# 🍰 Fused LayerNorm#

Fused LayerNorm replaces implementations of torch.nn.LayerNorm with a apex.normalization.fused_layer_norm. The fused kernel provides increased GPU utilization.

A visualization of the impact of Fused LayerNorm.

## How to Use#

### Functional Interface#

# Apply surgery on the model to swap-in the Fused LayerNorm using the Composer functional API

import composer.functional as cf

cf.apply_fused_layernorm(model)

loss_fn = F.cross_entropy
model.train()

y_hat = model(X)
loss = loss_fn(y_hat, y)
loss.backward()
opt.step()


### Composer Trainer#

from composer.trainer import Trainer
from composer.algorithms import FusedLayerNorm

trainer = Trainer(model=model,
max_duration='1ep',
algorithms=[FusedLayerNorm()])

trainer.fit()


### Implementation Details#

Fused LayerNorm is implemented by performing model surgery, which looks for instances of torch.nn.LayerNorm and replaces them with a apex.normalization.fused_layer_norm. This should be applicable to any model that utilizes a torch.nn.LayerNorm.

## Suggested Hyperparameters#

Fused LayerNorm does not have any hyperparameters. It utilizes the existing normalized_shape and d_eps from the original model.

## Technical Details#

APEX’s FusedLayerNorm achieves a substantial speedup over PyTorch by doing a few things:

1. Instead of a naive implementation, which requires two passes over the input in order to estimate variances, it uses Welford’s Online Algorithm to estimate the variances in a single step, creating a substantive wall-clock speedup.

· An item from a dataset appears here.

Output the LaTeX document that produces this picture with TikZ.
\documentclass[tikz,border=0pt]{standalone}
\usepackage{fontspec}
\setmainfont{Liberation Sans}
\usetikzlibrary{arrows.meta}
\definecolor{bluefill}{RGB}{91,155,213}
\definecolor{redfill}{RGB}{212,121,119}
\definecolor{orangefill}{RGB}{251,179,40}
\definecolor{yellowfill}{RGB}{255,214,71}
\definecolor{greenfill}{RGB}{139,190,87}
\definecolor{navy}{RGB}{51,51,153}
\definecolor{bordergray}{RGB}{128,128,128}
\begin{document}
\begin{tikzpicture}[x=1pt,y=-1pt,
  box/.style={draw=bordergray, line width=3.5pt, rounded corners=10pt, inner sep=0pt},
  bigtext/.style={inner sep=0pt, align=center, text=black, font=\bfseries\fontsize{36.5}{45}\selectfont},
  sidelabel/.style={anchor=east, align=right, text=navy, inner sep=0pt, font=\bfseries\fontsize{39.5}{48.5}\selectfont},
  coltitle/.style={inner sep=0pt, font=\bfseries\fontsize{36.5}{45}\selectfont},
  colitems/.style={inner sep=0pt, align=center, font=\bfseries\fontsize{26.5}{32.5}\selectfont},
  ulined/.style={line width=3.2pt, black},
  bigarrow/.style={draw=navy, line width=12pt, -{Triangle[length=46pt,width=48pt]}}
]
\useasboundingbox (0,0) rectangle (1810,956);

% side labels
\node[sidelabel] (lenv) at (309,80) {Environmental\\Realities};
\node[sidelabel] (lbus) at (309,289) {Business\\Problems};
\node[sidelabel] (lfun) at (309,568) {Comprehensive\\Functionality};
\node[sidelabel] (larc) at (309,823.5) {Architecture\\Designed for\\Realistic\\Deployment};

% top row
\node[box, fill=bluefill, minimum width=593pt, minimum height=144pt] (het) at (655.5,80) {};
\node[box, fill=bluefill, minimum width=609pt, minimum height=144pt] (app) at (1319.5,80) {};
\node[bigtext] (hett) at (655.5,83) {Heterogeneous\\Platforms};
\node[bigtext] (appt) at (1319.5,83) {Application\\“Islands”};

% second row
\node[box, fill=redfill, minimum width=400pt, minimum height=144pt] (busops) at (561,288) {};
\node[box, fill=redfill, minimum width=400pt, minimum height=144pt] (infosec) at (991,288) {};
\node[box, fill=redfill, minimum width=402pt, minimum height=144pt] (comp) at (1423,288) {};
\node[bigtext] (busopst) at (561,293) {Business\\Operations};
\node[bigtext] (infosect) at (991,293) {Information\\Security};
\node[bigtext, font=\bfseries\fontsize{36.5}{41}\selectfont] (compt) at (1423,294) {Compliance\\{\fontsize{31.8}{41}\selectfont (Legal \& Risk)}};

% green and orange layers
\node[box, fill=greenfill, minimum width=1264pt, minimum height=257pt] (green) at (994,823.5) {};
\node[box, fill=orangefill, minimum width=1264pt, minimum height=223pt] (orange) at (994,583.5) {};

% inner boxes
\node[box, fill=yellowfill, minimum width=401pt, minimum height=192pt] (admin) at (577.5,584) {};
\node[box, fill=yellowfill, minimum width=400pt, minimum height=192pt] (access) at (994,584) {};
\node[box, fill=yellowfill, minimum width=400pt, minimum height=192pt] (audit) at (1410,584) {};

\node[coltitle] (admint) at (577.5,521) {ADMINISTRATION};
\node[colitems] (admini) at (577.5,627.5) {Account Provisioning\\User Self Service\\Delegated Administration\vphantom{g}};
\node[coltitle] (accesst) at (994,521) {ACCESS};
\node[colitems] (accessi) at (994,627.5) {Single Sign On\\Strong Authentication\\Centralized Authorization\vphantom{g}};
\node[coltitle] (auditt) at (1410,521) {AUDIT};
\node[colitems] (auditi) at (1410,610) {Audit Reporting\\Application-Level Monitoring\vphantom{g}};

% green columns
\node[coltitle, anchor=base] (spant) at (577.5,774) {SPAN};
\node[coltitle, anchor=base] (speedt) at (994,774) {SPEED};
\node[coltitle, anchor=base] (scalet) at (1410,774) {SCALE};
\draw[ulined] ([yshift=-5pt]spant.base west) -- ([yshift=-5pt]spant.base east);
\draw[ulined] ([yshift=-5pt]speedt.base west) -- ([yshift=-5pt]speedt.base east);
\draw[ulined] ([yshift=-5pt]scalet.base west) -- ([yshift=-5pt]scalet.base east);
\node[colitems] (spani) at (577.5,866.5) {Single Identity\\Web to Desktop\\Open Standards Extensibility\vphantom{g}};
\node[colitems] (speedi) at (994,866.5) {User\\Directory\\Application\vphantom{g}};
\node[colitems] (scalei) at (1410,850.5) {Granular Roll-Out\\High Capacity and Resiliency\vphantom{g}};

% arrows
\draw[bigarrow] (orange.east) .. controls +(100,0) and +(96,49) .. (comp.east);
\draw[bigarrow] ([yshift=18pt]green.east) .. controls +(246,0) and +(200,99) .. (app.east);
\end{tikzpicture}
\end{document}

2. Instead of requiring multiple CUDA kernel launches, it computes everything in a single kernel launch, therefore improving GPU utilization.

✅ Fused LayerNorm Improves Training Speed

In our experiments, Fused LayerNorm improves the attainable tradeoffs between training speed and the final quality of the trained model. We recommend using Fused LayerNorm.